В системе мест заключения Главного тюремного управления на 1 февраля 1917 г. тюремное население было представлено следующим образом: подсудимые и подследственные — 51 714 человек, осужденные к срочным видам наказания — 87 492, в их числе: а) к аресту — 1636 человек, б) к тюрьме — 22 604, в) к крепости – 176, г) к исправительным арестантским отделениям – 26 737, д) к каторжным работам – 36 337 человек.

Вывод:

По сведениям статистического отдела Главного тюремного управления, на 1 июня в местах лишения свободы содержалось 25 193 заключенных, в сентябре их численность возросла примерно до 36 468 человек. На 1 сентября 1917 г. в России функционировало 712 мест заключения.

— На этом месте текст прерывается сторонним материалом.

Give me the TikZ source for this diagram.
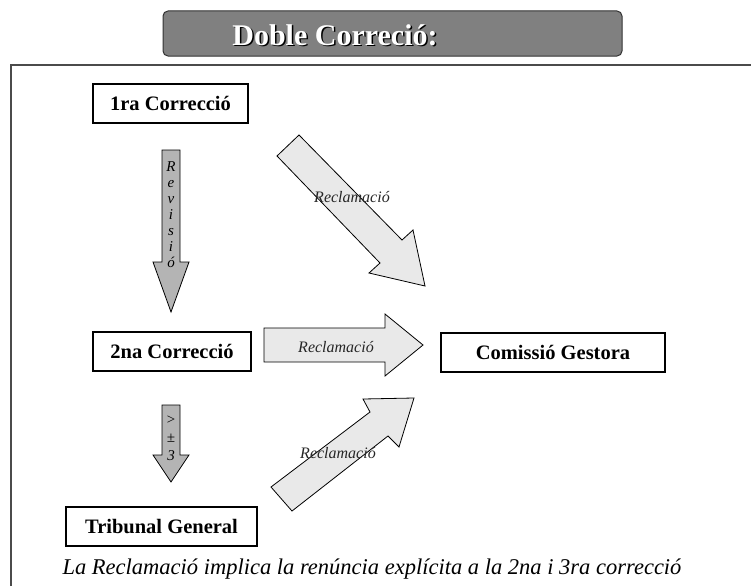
\documentclass[tikz,border=0pt]{standalone}
\usepackage{fontspec}
\setmainfont{Liberation Serif}
\usepackage{tikz}

\definecolor{titlegray}{RGB}{128,128,128}
\definecolor{framegray}{RGB}{75,75,75}
\definecolor{downgray}{RGB}{180,180,180}
\definecolor{reclgray}{RGB}{233,233,233}

\tikzset{
  corrbox/.style={draw, line width=1.1pt, minimum height=39pt, inner sep=0pt,
    font=\fontsize{20.5}{22}\selectfont\bfseries},
  fatarrow/.style={draw, line width=0.8pt, line join=miter},
  recllabel/.style={inner sep=0pt, font=\fontsize{16}{17}\selectfont\itshape, text=black!85},
  downlabel/.style={inner sep=0pt, align=center, font=\fontsize{15}{16}\selectfont\itshape}
}

\begin{document}
\begin{tikzpicture}[x=1pt,y=-1pt]
\useasboundingbox (0,0) rectangle (751,586);

\node[draw=black!80, fill=titlegray, rounded corners=5pt, line width=1pt,
  minimum width=459pt, minimum height=45pt](titlebox) at (392.5,33.5) {};
\node[font=\fontsize{30}{31}\selectfont\bfseries, text=black](title_sh) at (336.5,36.5) {Doble Correció:};
\node[font=\fontsize{30}{31}\selectfont\bfseries, text=white](title) at (335,35) {Doble Correció:};

\draw[framegray, line width=2.5pt] (11,586) -- (11,65) -- (751,65);

\node[corrbox, minimum width=155pt](C1) at (170.5,103.5) {1ra Correcció};
\node[corrbox, minimum width=158pt](C2) at (172,351.5) {2na Correcció};
\node[corrbox, minimum width=224pt](CG) at (553,352.5) {Comissió Gestora};
\node[corrbox, minimum width=191pt](TG) at (161.5,526.5) {Tribunal General};

\filldraw[fatarrow, fill=downgray] (162,150) -- (180,150) -- (180,262) -- (189,262)
  -- (171,312) -- (153,262) -- (162,262) -- cycle;
\node[downlabel](rev) at (171,215) {R\\e\\v\\i\\s\\i\\ó};

\filldraw[fatarrow, fill=downgray] (162,405) -- (180,405) -- (180,455) -- (189,455)
  -- (171,482) -- (153,455) -- (162,455) -- cycle;
\node[downlabel, font=\fontsize{15}{18}\selectfont\itshape](dif) at (171,438) {>\\±\\3};

\filldraw[fatarrow, fill=reclgray] (277,156) -- (299,135) -- (402,240) -- (413,230)
  -- (425,286) -- (369,273) -- (380,263) -- cycle;
\node[recllabel](recl1) at (352,197) {Reclamació};

\filldraw[fatarrow, fill=reclgray] (264,328) -- (385,328) -- (385,314) -- (423,345)
  -- (385,376) -- (385,362) -- (264,362) -- cycle;
\node[recllabel](recl2) at (336,347) {Reclamació};

\filldraw[fatarrow, fill=reclgray] (271,487) -- (292,511) -- (388,436) -- (399,447)
  -- (414,398) -- (363,399) -- (370,412) -- cycle;
\node[recllabel](recl3) at (338,453) {Reclamació};

\node[font=\fontsize{22.5}{24}\selectfont\itshape](note) at (372,569)
  {La Reclamació implica la renúncia explícita a la 2na i 3ra correcció};
\end{tikzpicture}
\end{document}
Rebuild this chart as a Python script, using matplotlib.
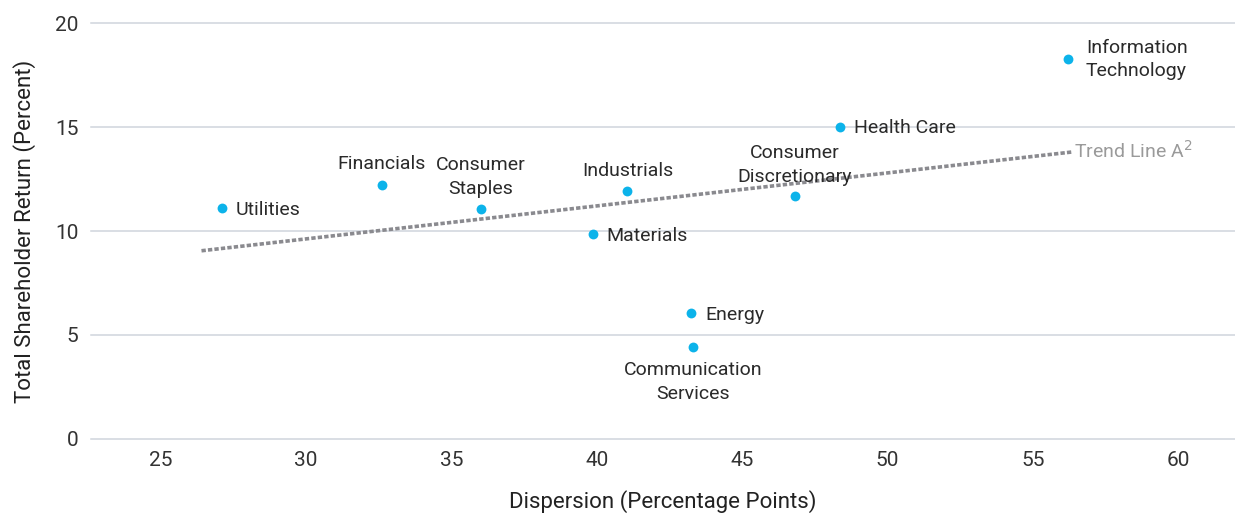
import matplotlib
matplotlib.use("Agg")
import matplotlib.pyplot as plt

sectors = ["Utilities", "Financials", "Consumer\nStaples", "Materials", "Industrials",
           "Energy", "Communication\nServices", "Consumer\nDiscretionary", "Health Care",
           "Information\nTechnology"]
dispersion = [27.1, 32.6, 36.0, 39.85, 41.05, 43.25, 43.3, 46.8, 48.35, 56.2]
tsr = [11.1, 12.2, 11.05, 9.85, 11.9, 6.05, 4.4, 11.7, 15.0, 18.25]
trend_x = [26.4, 56.35]
trend_y = [9.05, 13.8]
xticks = [25, 30, 35, 40, 45, 50, 55, 60]
yticks = [0, 5, 10, 15, 20]

# label placement: (dx, dy in points, ha, va)
placement = {
    "Utilities": (10, -1, "left", "center"),
    "Financials": (0, 9, "center", "bottom"),
    "Consumer\nStaples": (0, 8, "center", "bottom"),
    "Materials": (10, -1, "left", "center"),
    "Industrials": (0, 8, "center", "bottom"),
    "Energy": (10, -1, "left", "center"),
    "Communication\nServices": (0, -10, "center", "top"),
    "Consumer\nDiscretionary": (0, 7, "center", "bottom"),
    "Health Care": (10, -1, "left", "center"),
    "Information\nTechnology": (13, 0, "left", "center"),
}

plt.rcParams['font.family'] = ['Roboto', 'DejaVu Sans']

fig = plt.figure(figsize=(12.35, 5.15), dpi=100)
ax = fig.add_axes([0.0737, 0.1476, 0.9263, 0.8077])

ax.set_xlim(22.6, 61.95)
ax.set_ylim(0, 20)
ax.set_xticks(xticks)
ax.set_yticks(yticks)
ax.grid(axis="y", color="#d0d5dc", lw=1.1)
for gl in ax.get_ygridlines():
    gl.set_clip_on(False)
ax.set_axisbelow(True)
for s in ax.spines.values():
    s.set_visible(False)
ax.tick_params(length=0, labelsize=15, colors="#333333")
ax.tick_params(axis="y", pad=9)
ax.tick_params(axis="x", pad=9)

ax.plot(trend_x, trend_y, linestyle=(0, (1.2, 0.6)), color="#8a8a8f", lw=2.6, zorder=2)
ax.text(trend_x[1] + 0.05, trend_y[1] + 0.05, "Trend Line A$^{2}$", color="#9a9a9a",
        fontsize=14, ha="left", va="center")

ax.scatter(dispersion, tsr, s=50, color="#0cb3ea", zorder=3, linewidths=0)
for x, y, name in zip(dispersion, tsr, sectors):
    dx, dy, ha, va = placement[name]
    ax.annotate(name, (x, y), xytext=(dx, dy), textcoords="offset points",
                ha=ha, va=va, multialignment="center" if ha == "center" else "left",
                fontsize=14, color="#2a2a2a", linespacing=1.4)

ax.set_xlabel("Dispersion (Percentage Points)", fontsize=16, color="#222222", labelpad=14)
ax.set_ylabel("Total Shareholder Return (Percent)", fontsize=16, color="#222222", labelpad=14)

fig.savefig("out.png", dpi=100)
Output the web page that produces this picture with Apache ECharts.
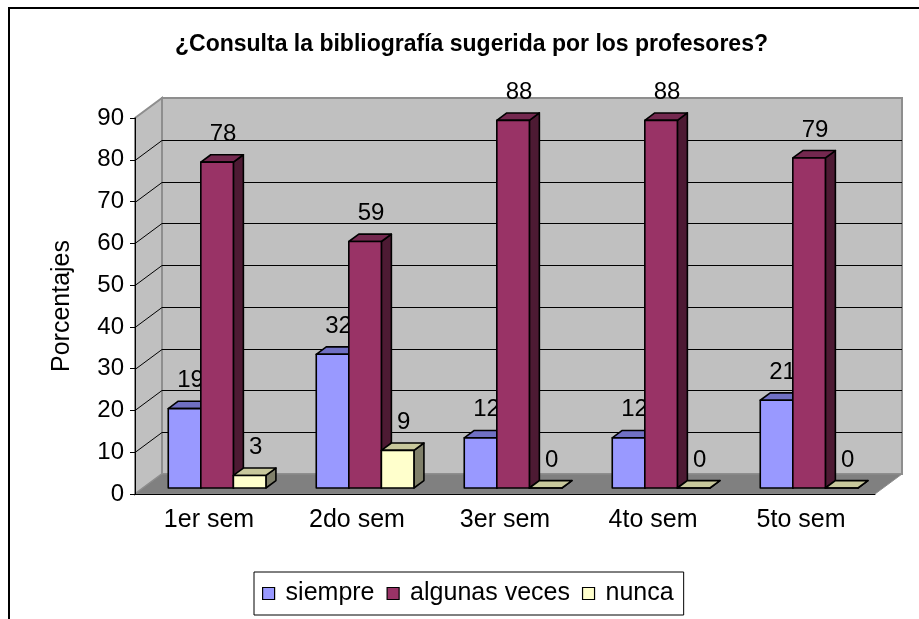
<!DOCTYPE html>
<html>
<head>
<meta charset="utf-8">
<script src="https://cdn.jsdelivr.net/npm/echarts@6/dist/echarts.min.js"></script>
<style>
  html, body { margin: 0; padding: 0; background: #fff; }
  #chart { width: 919px; height: 619px; }
</style>
</head>
<body>
<div id="chart"></div>
<script>
// datos
const categories = ['1er sem', '2do sem', '3er sem', '4to sem', '5to sem'];
const siempre = [19, 32, 12, 12, 21];
const algunasVeces = [78, 59, 88, 88, 79];
const nunca = [3, 9, 0, 0, 0];
const yTicks = [0, 10, 20, 30, 40, 50, 60, 70, 80, 90];
const seriesNames = ['siempre', 'algunas veces', 'nunca'];

const FONT = '"Liberation Sans", Arial, sans-serif';
const DEPTH = [27, -20];          // desplazamiento de la pared de fondo
const BAR_FRAC = 0.22;            // ancho de barra / ancho de categoria
const frontCol = ['#9999FF', '#993366', '#FFFFCC'];
const topCol = ['#7070C4', '#74284F', '#C8C89C'];
const sideCol = ['#4D4D80', '#4D1A33', '#80806A'];

const chart = echarts.init(document.getElementById('chart'));

// paredes, suelo y lineas de division
function renderWalls(params, api) {
  const catW = api.size([1, 0])[0];
  const xL = api.coord([0, 0])[0] - catW / 2;
  const xR = api.coord([categories.length - 1, 0])[0] + catW / 2;
  const y0 = api.coord([0, yTicks[0]])[1];
  const yT = api.coord([0, yTicks[yTicks.length - 1]])[1];
  const dx = DEPTH[0], dy = DEPTH[1];
  const kids = [];
  kids.push({
    type: 'rect',
    shape: { x: xL + dx, y: yT + dy, width: xR - xL, height: y0 - yT },
    style: { fill: '#C0C0C0', stroke: '#8E8E8E', lineWidth: 2 }
  });
  kids.push({
    type: 'polygon',
    shape: { points: [[xL, y0], [xL, yT], [xL + dx, yT + dy], [xL + dx, y0 + dy]] },
    style: { fill: '#C0C0C0', stroke: '#8E8E8E', lineWidth: 2 }
  });
  for (let k = 1; k < yTicks.length - 1; k++) {
    const y = Math.round(api.coord([0, yTicks[k]])[1]) + 0.5;
    kids.push({
      type: 'line',
      shape: { x1: xL + dx, y1: y + dy, x2: xR + dx, y2: y + dy },
      style: { stroke: '#000', lineWidth: 1 }
    });
    kids.push({
      type: 'line',
      shape: { x1: xL, y1: y, x2: xL + dx, y2: y + dy },
      style: { stroke: '#000', lineWidth: 1 }
    });
  }
  kids.push({
    type: 'polygon',
    shape: { points: [[xL, y0], [xR, y0], [xR + dx, y0 + dy], [xL + dx, y0 + dy]] },
    style: { fill: '#808080', stroke: '#8E8E8E', lineWidth: 1 }
  });
  return { type: 'group', children: kids };
}

function makeBarRender(i) {
  return function (params, api) {
    const cat = api.value(0), val = api.value(1);
    const catW = api.size([1, 0])[0];
    const base = api.coord([cat, 0]);
    const top = api.coord([cat, val]);
    const bw = catW * BAR_FRAC;
    const fx = DEPTH[0] * 0.3, fy = DEPTH[1] * 0.3;
    const bx = DEPTH[0] * 0.37, by = DEPTH[1] * 0.37;
    const x0 = base[0] - 1.5 * bw + i * bw + fx;
    const x1 = x0 + bw;
    const yb = base[1] + fy;
    const yt = top[1] + fy;
    const line = { stroke: '#000', lineWidth: 1.6, lineJoin: 'round' };
    return {
      type: 'group',
      children: [
        { type: 'polygon', shape: { points: [[x1, yt], [x1 + bx, yt + by], [x1 + bx, yb + by], [x1, yb]] },
          style: Object.assign({ fill: sideCol[i] }, line) },
        { type: 'polygon', shape: { points: [[x0, yt], [x1, yt], [x1 + bx, yt + by], [x0 + bx, yt + by]] },
          style: Object.assign({ fill: topCol[i] }, line) },
        { type: 'rect', shape: { x: x0, y: yt, width: bw, height: yb - yt },
          style: Object.assign({ fill: frontCol[i] }, line) },
        { type: 'text', x: (x0 + x1) / 2 + 6, y: yt - 28,
          style: { text: String(val), fill: '#000', font: '24px ' + FONT, align: 'center', verticalAlign: 'middle' } }
      ]
    };
  };
}

const barData = [siempre, algunasVeces, nunca];
const barSeries = barData.map(function (arr, i) {
  return {
    name: seriesNames[i],
    type: 'custom',
    renderItem: makeBarRender(i),
    itemStyle: { color: frontCol[i] },
    data: arr.map(function (v, k) { return [k, v]; }),
    z: 3
  };
});

const option = {
  animation: false,
  title: {
    text: '¿Consulta la bibliografía sugerida por los profesores?',
    left: 170,
    top: 28,
    textStyle: { fontFamily: FONT, fontSize: 23, fontWeight: 'bold', color: '#000' }
  },
  legend: {
    data: seriesNames,
    left: 254,
    top: 572,
    padding: [9, 10, 9, 8],
    itemGap: 12,
    itemWidth: 12,
    itemHeight: 12,
    icon: 'rect',
    borderColor: '#000',
    borderWidth: 1,
    itemStyle: { borderColor: '#000', borderWidth: 1.2 },
    textStyle: { fontFamily: FONT, fontSize: 25, color: '#000', padding: [0, 0, 0, 6] }
  },
  grid: { left: 135, right: 44, top: 118, bottom: 125 },
  xAxis: {
    type: 'category',
    data: categories,
    z: 5,
    axisLine: { lineStyle: { color: '#000', width: 1 } },
    axisTick: { length: 6, lineStyle: { color: '#000' } },
    axisLabel: { fontFamily: FONT, fontSize: 25, color: '#000', margin: 14 }
  },
  yAxis: {
    type: 'value',
    min: 0,
    max: 90,
    interval: 10,
    z: 5,
    name: 'Porcentajes',
    nameLocation: 'middle',
    nameGap: 60,
    nameTextStyle: { fontFamily: FONT, fontSize: 25, color: '#000' },
    axisLine: { show: true, lineStyle: { color: '#000', width: 1 } },
    axisTick: { show: true, length: 5, lineStyle: { color: '#000' } },
    splitLine: { show: false },
    axisLabel: { fontFamily: FONT, fontSize: 24, color: '#000', margin: 11 }
  },
  graphic: [{
    type: 'rect',
    shape: { x: 9, y: 8, width: 1000, height: 700 },
    style: { fill: 'none', stroke: '#000', lineWidth: 2 },
    silent: true
  }],
  series: [{
    name: 'walls',
    type: 'custom',
    renderItem: renderWalls,
    data: [[0, 0]],
    silent: true,
    z: 1
  }].concat(barSeries)
};

chart.setOption(option);
</script>
</body>
</html>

Характерной особенностью рассматриваемого периода было сохранение в неизменном виде системы исполнения наказания, а также системы управления тюремным ведомством. По-прежнему в качестве мер уголовного наказания использовались арестантские помещения при полиции. Таких помещений, к примеру, в Самарской губернии в июне 1917 г. насчитывалось 404, в Саратовской — 68, Смоленской — 29, Симбирской — 50, Тамбовской — 306, Семиреченской области — 125.

В Европейской части России и в Сибири в системе исполнения уголовного наказания продолжали функционировать каторжные тюрьмы: Николаевская № 2, Шлиссельбургская, Смоленская, Саратовская, Тобольская, Александровская, Варшавская, Владимирская, Орловская, Псковская, Ярославская, Херсонская.